I've been reading Jerry Beck's blog (CartoonBrew) for a couple of years now, and it had greatly expanded my knowledge of the animated world. His newest book, The Animated Movie Guide, is an essential purchase for anyone with even a fleeting interest in the artform, so naturally I was expecting a lot from this book, which cost me TWICE as much(!).

Its merits lie in its content, but that is also where it suffers. Whereas the Animated Movie Guide listed every feature length animated film to be released to American theatres, Animation Art presents a chronological guide to the entire medium, including shorts, independent and international films. Each two-page spread covers a different area, so it's good as a pick-up-and-read-at-any-point type of book. These areas are as diverse as "Disney Goes To War", "The Wise Guys" and "Advertisements". So there's a lot of stuff covered. A lot of stuff I was unaware of somehow (because I'm a genius when it comes to this sort of thing).

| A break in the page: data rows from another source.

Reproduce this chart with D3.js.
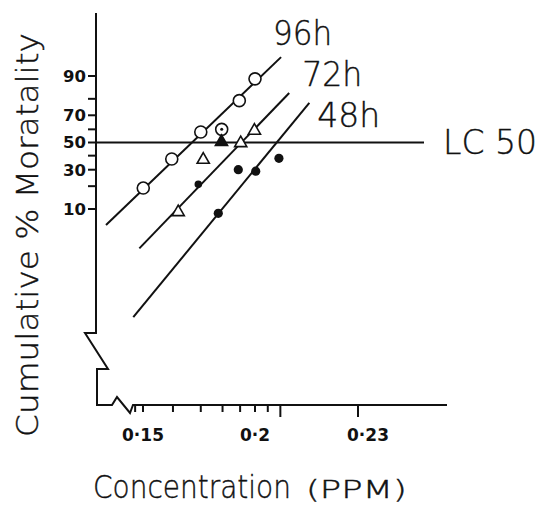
<!DOCTYPE html>
<html><head><meta charset="utf-8">
<script src="https://cdn.jsdelivr.net/npm/d3@7"></script>
<style>
html,body{margin:0;padding:0;background:#fff;}
svg{display:block;}
.lt{font-family:"DejaVu Sans";font-weight:200;fill:#111;stroke:#111;stroke-width:0.4;}
.tk{font-family:"DejaVu Sans";font-weight:bold;fill:#111;}
</style></head>
<body>
<svg id="c" width="544" height="523"></svg>
<script>
// ---- data ----
const seriesNames = ["96h", "72h", "48h"];
const conc96 = [0.1501, 0.1615, 0.1740, 0.1836, 0.1921, 0.2000];
const mort96 = [19, 37.5, 58, 60, 79, 89];
const conc72 = [0.1642, 0.1729, 0.1751, 0.1835, 0.1928, 0.1997];
const mort72 = [9, 21, 37, 50.5, 49.5, 59];
const conc48 = [0.1820, 0.1916, 0.2002, 0.2066];
const mort48 = [8.6, 30, 29, 38];
const fitConc96 = [0.1364, 0.2072], fitMort96 = [5.6, 95];
const fitConc72 = [0.1486, 0.2095], fitMort72 = [2.07, 83];
const fitConc48 = [0.1463, 0.2153], fitMort48 = [0.038, 77.8];
const lc50Value = 50;
const yTickValues = [10, 20, 30, 40, 50, 60, 70, 80, 90];
const yTickLabels = [90, 70, 50, 30, 10];
const xLabelValues = [0.15, 0.2, 0.23];
const xLabelTexts = ["0·15", "0·2", "0·23"];
const xShortTicks = [0.147, 0.15, 0.162, 0.174, 0.184, 0.1925, 0.2, 0.2035];
const xLongTicks = [0.207, 0.23];

// inverse normal CDF (probit transform for the mortality axis)
function probit(p){
  const a=[-3.969683028665376e+01,2.209460984245205e+02,-2.759285104469687e+02,1.383577518672690e+02,-3.066479806614716e+01,2.506628277459239e+00];
  const b=[-5.447609879822406e+01,1.615858368580409e+02,-1.556989798598866e+02,6.680131188771972e+01,-1.328068155288572e+01];
  const c=[-7.784894002430293e-03,-3.223964580411365e-01,-2.400758277161838e+00,-2.549732539343734e+00,4.374664141464968e+00,2.938163982698783e+00];
  const d=[7.784695709041462e-03,3.224671290700398e-01,2.445134137142996e+00,3.754408661907416e+00];
  const pl=0.02425, ph=1-pl; let q,r;
  if(p<pl){q=Math.sqrt(-2*Math.log(p));return (((((c[0]*q+c[1])*q+c[2])*q+c[3])*q+c[4])*q+c[5])/((((d[0]*q+d[1])*q+d[2])*q+d[3])*q+1);}
  if(p<=ph){q=p-0.5;r=q*q;return (((((a[0]*r+a[1])*r+a[2])*r+a[3])*r+a[4])*r+a[5])*q/(((((b[0]*r+b[1])*r+b[2])*r+b[3])*r+b[4])*r+1);}
  q=Math.sqrt(-2*Math.log(1-p));return -(((((c[0]*q+c[1])*q+c[2])*q+c[3])*q+c[4])*q+c[5])/((((d[0]*q+d[1])*q+d[2])*q+d[3])*q+1);
}

const svg = d3.select("#c");
const ink = "#111";

// lettering helper: text squeezed horizontally to a target width via transform
function letter(str, px, py, size, width, rotate) {
  const t = svg.append("text").attr("class", "lt").attr("font-size", size).text(str);
  const natural = t.node().getComputedTextLength();
  const sx = width / natural;
  if (rotate) {
    t.attr("text-anchor", "middle")
     .attr("transform", `translate(${px},${py}) rotate(-90) scale(${sx},1)`);
  } else {
    t.attr("transform", `translate(${px},${py}) scale(${sx},1)`);
  }
  return t;
}

// scales: log concentration (hand-drawn, piecewise) and probit mortality
const xs = d3.scaleLinear().domain(xLabelValues.map(Math.log)).range([143, 255, 358]);
const x = v => xs(Math.log(v));
const zs = d3.scaleLinear().domain([probit(0.10), probit(0.90)]).range([209, 76]);
const y = v => zs(probit(v / 100));

const axX = 96, axTop = 13, axBottom = 405, axRight = 447;

// ---- axes frame with broken-axis zigzags ----
svg.append("path")
  .attr("d", `M${axX},${axTop} V333 H85 L108,369 H97 V${axBottom} H112 L117,397 L130,413 L133,${axBottom} H${axRight}`)
  .attr("fill", "none").attr("stroke", ink).attr("stroke-width", 2).attr("stroke-linejoin", "miter");

// y ticks
svg.append("g").selectAll("line").data(yTickValues).join("line")
  .attr("x1", axX - 8).attr("x2", axX).attr("y1", d => y(d)).attr("y2", d => y(d))
  .attr("stroke", ink).attr("stroke-width", 2);
svg.append("g").selectAll("text").data(yTickLabels).join("text")
  .attr("class", "tk").attr("x", axX - 10).attr("y", d => y(d)).attr("dy", "0.36em")
  .attr("text-anchor", "end").attr("font-size", 16.5).text(d => d);

// x ticks
svg.append("g").selectAll("line").data(xShortTicks).join("line")
  .attr("x1", d => x(d)).attr("x2", d => x(d)).attr("y1", axBottom).attr("y2", axBottom + 7)
  .attr("stroke", ink).attr("stroke-width", 2);
svg.append("g").selectAll("line").data(xLongTicks).join("line")
  .attr("x1", d => x(d)).attr("x2", d => x(d)).attr("y1", axBottom).attr("y2", axBottom + 12)
  .attr("stroke", ink).attr("stroke-width", 2);
svg.append("g").selectAll("text").data(xLabelValues).join("text")
  .attr("class", "tk").attr("x", (d, i) => x(d) + (i === 2 ? 10 : 0)).attr("y", 441)
  .attr("text-anchor", "middle").attr("font-size", 17).text((d, i) => xLabelTexts[i]);

// LC50 line
svg.append("line").attr("x1", axX).attr("x2", 424).attr("y1", y(lc50Value)).attr("y2", y(lc50Value))
  .attr("stroke", ink).attr("stroke-width", 2.2);
letter("LC 50", 443, y(lc50Value) + 11, 34, 94);

// fitted lines
const fits = [[fitConc96, fitMort96], [fitConc72, fitMort72], [fitConc48, fitMort48]];
const line = d3.line().x(d => x(d[0])).y(d => y(d[1]));
fits.forEach(([cs, ms]) => {
  svg.append("path").attr("d", line(cs.map((c, i) => [c, ms[i]])))
    .attr("fill", "none").attr("stroke", ink).attr("stroke-width", 2);
});

// series labels
const labelOffsets = [[-8, -12, 59], [13, -7, 60], [8, 24, 63]];
fits.forEach(([cs, ms], i) => {
  const ex = x(cs[1]), ey = y(ms[1]);
  letter(seriesNames[i], ex + labelOffsets[i][0], ey + labelOffsets[i][1], 34, labelOffsets[i][2]);
});

// 96h: open circles
const p96 = conc96.map((c, i) => [c, mort96[i]]);
svg.append("g").selectAll("circle").data(p96).join("circle")
  .attr("cx", d => x(d[0])).attr("cy", d => y(d[1])).attr("r", 6)
  .attr("fill", "#fff").attr("stroke", ink).attr("stroke-width", 1.6);
// dotted one
svg.append("circle").attr("cx", x(p96[3][0])).attr("cy", y(p96[3][1])).attr("r", 1.5).attr("fill", ink);

// 72h: triangles
const p72 = conc72.map((c, i) => [c, mort72[i]]);
const tri = d3.symbol().type(d3.symbolTriangle).size(64);
svg.append("g").selectAll("path").data(p72).join("path")
  .attr("d", (d, i) => i === 1 ? d3.symbol().type(d3.symbolCircle).size(28)() : tri())
  .attr("transform", d => `translate(${x(d[0])},${y(d[1])})`)
  .attr("fill", (d, i) => (i === 1 || i === 3) ? ink : "#fff")
  .attr("stroke", ink).attr("stroke-width", 1.6);

// 48h: filled circles
const p48 = conc48.map((c, i) => [c, mort48[i]]);
svg.append("g").selectAll("circle").data(p48).join("circle")
  .attr("cx", d => x(d[0])).attr("cy", d => y(d[1])).attr("r", 4.6).attr("fill", ink);

// axis titles
letter("Cumulative % Moratality", 38, 235, 31, 404, true);
letter("Concentration", 93, 498, 32, 198);
letter("(PPM)", 306, 498, 25, 101);
</script>
</body></html>
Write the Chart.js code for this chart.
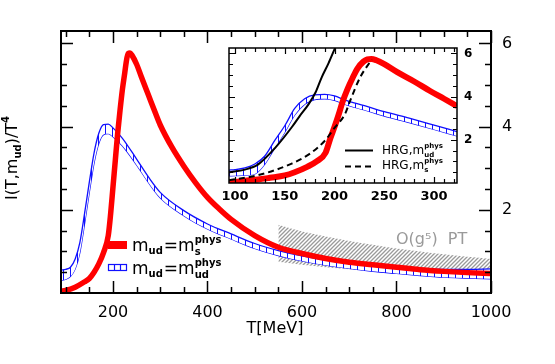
<!DOCTYPE html>
<html><head><meta charset="utf-8">
<script src="https://cdn.jsdelivr.net/npm/chart.js@4/dist/chart.umd.min.js"></script>
<style>
html,body{margin:0;padding:0;background:#fff;}
#wrap{position:relative;width:555px;height:364px;}
#main{position:absolute;left:0;top:0;}
#inset{position:absolute;left:215px;top:40px;}
</style></head>
<body>
<div id="wrap">
<canvas id="main" width="555" height="364"></canvas>
<canvas id="inset" width="270" height="170"></canvas>
</div>
<script>
// ---------- data ----------
// main panel
const redT   = [90,100,120,140,150,160,170,180,190,195,200,205,210,215,220,225,228,232,236,240,250,260,275,290,300,325,350,375,400,425,450,500,550,600,650,700,750,800,850,900,950,1000];
const redVal = [0.04,0.06,0.14,0.27,0.35,0.5,0.7,0.97,1.38,1.9,2.55,3.2,3.85,4.4,4.9,5.3,5.55,5.76,5.77,5.72,5.5,5.2,4.76,4.32,4.04,3.5,3.05,2.65,2.3,2.02,1.77,1.38,1.1,0.95,0.83,0.74,0.68,0.62,0.56,0.52,0.49,0.47];

const blueT     = [90,100,110,120,130,140,150,160,170,180,190,200,220,250,275,300,350,400,450,500,550,600,650,700,750,800,850,900,950,1000];
const blueUpper = [0.55,0.57,0.62,0.82,1.22,1.92,2.67,3.37,3.84,4.05,4.06,3.97,3.72,3.22,2.79,2.42,1.98,1.66,1.42,1.19,1.02,0.89,0.79,0.71,0.65,0.61,0.58,0.57,0.57,0.58];
const blueLower = [0.3,0.33,0.4,0.58,0.98,1.68,2.43,3.13,3.6,3.81,3.83,3.76,3.54,3.08,2.66,2.29,1.86,1.54,1.3,1.07,0.9,0.77,0.67,0.59,0.52,0.47,0.42,0.38,0.36,0.34];

const pertT     = [550,600,650,700,750,800,850,900,950,1000];
const pertUpper = [1.64,1.48,1.36,1.25,1.16,1.07,1.0,0.93,0.87,0.82];
const pertLower = [0.75,0.68,0.62,0.57,0.53,0.5,0.47,0.44,0.42,0.4];

const mainXLabels = [200,400,600,800,1000];
const mainXMinor  = [100,150,250,300,350,450,500,550,650,700,750,850,900,950];
const mainYLabels = [2,4,6];
const mainYMinor  = [0.5,1,1.5,2.5,3,3.5,4.5,5,5.5];

// inset panel
const inRedT   = [94,100,110,123,135,150,160,173,182,191,196,200,204,208,213,218,223,229,233,237,242,250,263,280,296,310,323];
const inRedVal = [0.04,0.05,0.1,0.16,0.24,0.35,0.5,0.76,1.0,1.4,2.1,2.6,3.15,3.75,4.35,4.85,5.3,5.62,5.72,5.74,5.68,5.5,5.13,4.7,4.26,3.9,3.56];

const inBlueT     = [94,100,110,120,130,140,150,160,170,180,190,200,210,230,250,275,300,323];
const inBlueUpper = [0.6,0.62,0.7,0.88,1.25,1.97,2.65,3.45,3.9,4.08,4.1,4.03,3.85,3.58,3.3,3.0,2.68,2.38];
const inBlueLower = [0.33,0.34,0.36,0.42,0.88,1.62,2.35,3.15,3.65,3.86,3.9,3.83,3.65,3.38,3.1,2.8,2.48,2.18];

const hrgUdT   = [94,110,123,141,157,165,174,181,187,194,201,205];
const hrgUdVal = [0.5,0.62,0.85,1.66,2.58,3.1,3.65,4.2,4.88,5.55,6.3,6.7];
const hrgST    = [94,123,157,175,190.5,200,210.6,215.6,225.6,237.4];
const hrgSVal  = [0.13,0.36,0.9,1.35,1.97,2.55,3.2,3.8,4.88,5.72];

const inXLabels = [100,150,200,250,300];
const inXMinor  = [100,110,120,130,140,160,170,180,190,210,220,230,240,260,270,280,290,310,320];
const inYLabels = [2,4,6];
const inYMinor  = [0.5,1,1.5,2.5,3,3.5,4.5,5,5.5];

// ---------- helpers ----------
const FONT = '"DejaVu Sans", sans-serif';
const RED = '#ff0000', BLUE = '#1010ff', GRAY = '#9a9a9a';
const pts = (xs, ys) => xs.map((x, i) => ({x: x, y: ys[i]}));
const noPad = s => { s.paddingTop = 0; s.paddingBottom = 0; s.paddingLeft = 0; s.paddingRight = 0; };

function makePattern(kind) {
  const c = document.createElement('canvas');
  const g = c.getContext('2d');
  if (kind === 'blue') {
    c.width = 7; c.height = 6;
    g.fillStyle = '#fff'; g.fillRect(0, 0, 7, 6);
    g.fillStyle = BLUE; g.fillRect(0, 0, 1, 6);
  } else {
    c.width = 4; c.height = 4;
    g.strokeStyle = GRAY; g.lineWidth = 1.3;
    g.beginPath();
    g.moveTo(-1, 5); g.lineTo(5, -1);
    g.moveTo(-1, 1); g.lineTo(1, -1);
    g.moveTo(3, 5); g.lineTo(5, 3);
    g.stroke();
  }
  return g.createPattern(c, 'repeat');
}

// rich text: parts [{t, size, bold, dy, dx}]
function richText(ctx, x, y, parts, measureOnly) {
  let cx = x;
  for (const p of parts) {
    ctx.font = (p.bold ? 'bold ' : '') + p.size + 'px ' + FONT;
    if (p.dx) cx += p.dx;
    if (!measureOnly) ctx.fillText(p.t, cx, y + (p.dy || 0));
    if (!p.noAdvance) cx += ctx.measureText(p.t).width;
  }
  return cx - x;
}

function tickPlugin(cfg) {
  return {
    id: 'ticks_' + cfg.name,
    beforeDraw(chart) {
      if (cfg.whiteArea) {
        const a = chart.chartArea, ctx = chart.ctx;
        ctx.save(); ctx.fillStyle = '#fff';
        ctx.fillRect(a.left, a.top, a.right - a.left, a.bottom - a.top);
        ctx.restore();
      }
    },
    afterDraw(chart) {
      const ctx = chart.ctx, a = chart.chartArea;
      const xs = chart.scales.x, ys = chart.scales[cfg.yId];
      ctx.save();
      ctx.strokeStyle = '#000'; ctx.lineWidth = cfg.lw;
      ctx.beginPath();
      const xt = (v, len) => { const p = Math.round(xs.getPixelForValue(v)) + 0.5;
        ctx.moveTo(p, a.bottom); ctx.lineTo(p, a.bottom - len);
        ctx.moveTo(p, a.top); ctx.lineTo(p, a.top + len); };
      const yt = (v, len) => { const p = Math.round(ys.getPixelForValue(v)) + 0.5;
        ctx.moveTo(a.left, p); ctx.lineTo(a.left + len, p);
        ctx.moveTo(a.right, p); ctx.lineTo(a.right - len, p); };
      cfg.xMajor.forEach(v => xt(v, cfg.major));
      cfg.xMinor.forEach(v => xt(v, cfg.minor));
      cfg.yMajor.forEach(v => yt(v, cfg.major));
      cfg.yMinor.forEach(v => yt(v, cfg.minor));
      ctx.stroke();
      ctx.lineWidth = cfg.frame;
      ctx.strokeRect(a.left, a.top, a.right - a.left, a.bottom - a.top);
      ctx.restore();
      if (cfg.extra) cfg.extra(chart);
    }
  };
}

// ---------- main chart ----------
const bluePat = makePattern('blue');
const grayPat = makePattern('gray');

function mainText(chart) {
  const ctx = chart.ctx;
  ctx.save();
  ctx.fillStyle = '#000';
  ctx.textBaseline = 'alphabetic';
  // x title
  ctx.font = '16px ' + FONT; ctx.textAlign = 'center';
  ctx.fillText('T[MeV]', 275, 333);
  // y title (rotated)
  ctx.save();
  ctx.translate(17, 158); ctx.rotate(-Math.PI / 2);
  ctx.textAlign = 'left';
  const yParts = [{t:'I(T,m', size:16}, {t:'ud', size:10, bold:true, dy:4}, {t:')/T', size:16}, {t:'4', size:10, bold:true, dy:-8}];
  const w = richText(ctx, 0, 0, yParts, true);
  richText(ctx, -w / 2, 0, yParts);
  ctx.restore();
  // PT label
  ctx.fillStyle = GRAY; ctx.textAlign = 'left';
  ctx.font = '16px ' + FONT;
  ctx.fillText('O(g\u2075)  PT', 396, 244);
  // legend
  ctx.fillStyle = RED;
  ctx.fillRect(108, 241, 19, 8);
  ctx.strokeStyle = BLUE; ctx.lineWidth = 1.2;
  ctx.strokeRect(108.5, 264.5, 18, 6);
  ctx.beginPath(); ctx.moveTo(114.5, 264.5); ctx.lineTo(114.5, 270.5);
  ctx.moveTo(120.5, 264.5); ctx.lineTo(120.5, 270.5); ctx.stroke();
  ctx.fillStyle = '#000';
  richText(ctx, 132, 251, [{t:'m', size:17}, {t:'ud', size:10, bold:true, dy:3}, {t:'=', size:17, dx:1}, {t:'m', size:17},
    {t:'phys', size:10, bold:true, dy:-8, noAdvance:true}, {t:'s', size:10, bold:true, dy:4}]);
  richText(ctx, 132, 274, [{t:'m', size:17}, {t:'ud', size:10, bold:true, dy:3}, {t:'=', size:17, dx:1}, {t:'m', size:17},
    {t:'phys', size:10, bold:true, dy:-8, noAdvance:true}, {t:'ud', size:10, bold:true, dy:4}]);
  ctx.restore();
}

new Chart(document.getElementById('main'), {
  type: 'line',
  data: { datasets: [
    { data: pts(redT, redVal), borderColor: RED, borderWidth: 5.5, fill: false, cubicInterpolationMode: 'monotone' },
    { data: pts(blueT, blueUpper), borderColor: BLUE, borderWidth: 1.3, fill: '+1', backgroundColor: bluePat, cubicInterpolationMode: 'monotone' },
    { data: pts(blueT, blueLower), borderColor: BLUE, borderWidth: 1.3, fill: false, cubicInterpolationMode: 'monotone' },
    { data: pts(pertT, pertUpper), borderWidth: 0, borderColor: 'rgba(0,0,0,0)', fill: '+1', backgroundColor: grayPat, cubicInterpolationMode: 'monotone' },
    { data: pts(pertT, pertLower), borderWidth: 0, borderColor: 'rgba(0,0,0,0)', fill: false, cubicInterpolationMode: 'monotone' }
  ]},
  options: {
    responsive: false, animation: false, devicePixelRatio: 1,
    layout: { padding: { top: 31, left: 0, right: 0, bottom: 0 } },
    elements: { point: { radius: 0 } },
    plugins: { legend: { display: false }, tooltip: { enabled: false } },
    scales: {
      x: { type: 'linear', position: 'bottom', min: 90, max: 1000,
        grid: { display: false, drawTicks: false }, border: { display: false },
        afterBuildTicks: s => { s.ticks = mainXLabels.map(v => ({ value: v })); },
        ticks: { color: '#000', font: { family: FONT, size: 16 }, padding: 10, maxRotation: 0, autoSkip: false, callback: v => String(v) },
        afterFit: s => { s.height = 71; noPad(s); } },
      y: { type: 'linear', position: 'left', min: 0, max: 6.3,
        grid: { display: false, drawTicks: false }, border: { display: false },
        ticks: { display: false },
        afterFit: s => { s.width = 61; noPad(s); } },
      y2: { type: 'linear', position: 'right', min: 0, max: 6.3,
        grid: { display: false, drawTicks: false }, border: { display: false },
        afterBuildTicks: s => { s.ticks = mainYLabels.map(v => ({ value: v })); },
        ticks: { color: '#000', font: { family: FONT, size: 16 }, padding: 11, autoSkip: false, callback: v => String(v) },
        afterFit: s => { s.width = 64; noPad(s); } }
    }
  },
  plugins: [tickPlugin({ name: 'main', yId: 'y2', lw: 1.5, frame: 2, major: 12, minor: 6,
    xMajor: mainXLabels, xMinor: mainXMinor, yMajor: mainYLabels, yMinor: mainYMinor, extra: mainText })]
});

// ---------- inset chart ----------
function insetText(chart) {
  const ctx = chart.ctx;
  ctx.save();
  ctx.strokeStyle = '#000'; ctx.lineWidth = 2;
  ctx.beginPath(); ctx.moveTo(130, 110.5); ctx.lineTo(158, 110.5); ctx.stroke();
  ctx.setLineDash([6, 4]);
  ctx.beginPath(); ctx.moveTo(130, 126.5); ctx.lineTo(158, 126.5); ctx.stroke();
  ctx.setLineDash([]);
  ctx.fillStyle = '#000'; ctx.textAlign = 'left'; ctx.textBaseline = 'alphabetic';
  richText(ctx, 167, 114, [{t:'HRG,m', size:12}, {t:'phys', size:7, bold:true, dy:-6, noAdvance:true}, {t:'ud', size:7, bold:true, dy:3}]);
  richText(ctx, 167, 129, [{t:'HRG,m', size:12}, {t:'phys', size:7, bold:true, dy:-6, noAdvance:true}, {t:'s', size:7, bold:true, dy:3}]);
  ctx.restore();
}

new Chart(document.getElementById('inset'), {
  type: 'line',
  data: { datasets: [
    { data: pts(hrgUdT, hrgUdVal), borderColor: '#000', borderWidth: 2, fill: false, cubicInterpolationMode: 'monotone' },
    { data: pts(hrgST, hrgSVal), borderColor: '#000', borderWidth: 2, borderDash: [6, 4], fill: false, cubicInterpolationMode: 'monotone' },
    { data: pts(inRedT, inRedVal), borderColor: RED, borderWidth: 6, fill: false, cubicInterpolationMode: 'monotone' },
    { data: pts(inBlueT, inBlueUpper), borderColor: BLUE, borderWidth: 1.3, fill: '+1', backgroundColor: bluePat, cubicInterpolationMode: 'monotone' },
    { data: pts(inBlueT, inBlueLower), borderColor: BLUE, borderWidth: 1.3, fill: false, cubicInterpolationMode: 'monotone' }
  ]},
  options: {
    responsive: false, animation: false, devicePixelRatio: 1,
    layout: { padding: { top: 8, left: 14, right: 0, bottom: 0 } },
    elements: { point: { radius: 0 } },
    plugins: { legend: { display: false }, tooltip: { enabled: false } },
    scales: {
      x: { type: 'linear', position: 'bottom', min: 94, max: 323,
        grid: { display: false, drawTicks: false }, border: { display: false },
        afterBuildTicks: s => { s.ticks = inXLabels.map(v => ({ value: v })); },
        ticks: { color: '#000', font: { family: FONT, size: 13, weight: 'bold' }, padding: 6, maxRotation: 0, autoSkip: false, callback: v => String(v) },
        afterFit: s => { s.height = 27; noPad(s); } },
      y: { type: 'linear', position: 'right', min: 0, max: 6.25,
        grid: { display: false, drawTicks: false }, border: { display: false },
        afterBuildTicks: s => { s.ticks = inYLabels.map(v => ({ value: v })); },
        ticks: { color: '#000', font: { family: FONT, size: 12, weight: 'bold' }, padding: 7, autoSkip: false, callback: v => String(v) },
        afterFit: s => { s.width = 28; noPad(s); } }
    }
  },
  plugins: [tickPlugin({ name: 'inset', yId: 'y', lw: 1.2, frame: 1.5, major: 6, minor: 4, whiteArea: true,
    xMajor: inXLabels, xMinor: inXMinor, yMajor: inYLabels, yMinor: inYMinor, extra: insetText })]
});
</script>
</body></html>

The loss of two stars is for these two reasons:

1)There is FAR too much in there about CGI. Personally, I can't stand much CGI other than the Pixar stuff. It just seems so lifeless. The fact that almost a quarter of this book looks at CG animation is a big disappointment. It's not just those boring Shrek films (and the subsequent plague of copycat films that they spawned). It looks at The Matrix, The Lord of the Rings, Jurassic Park, Stuart Little and the Scooby-Doo movie. Hardly what I was expecting from a book which, I'm guessing, is aimed at the animatophile market.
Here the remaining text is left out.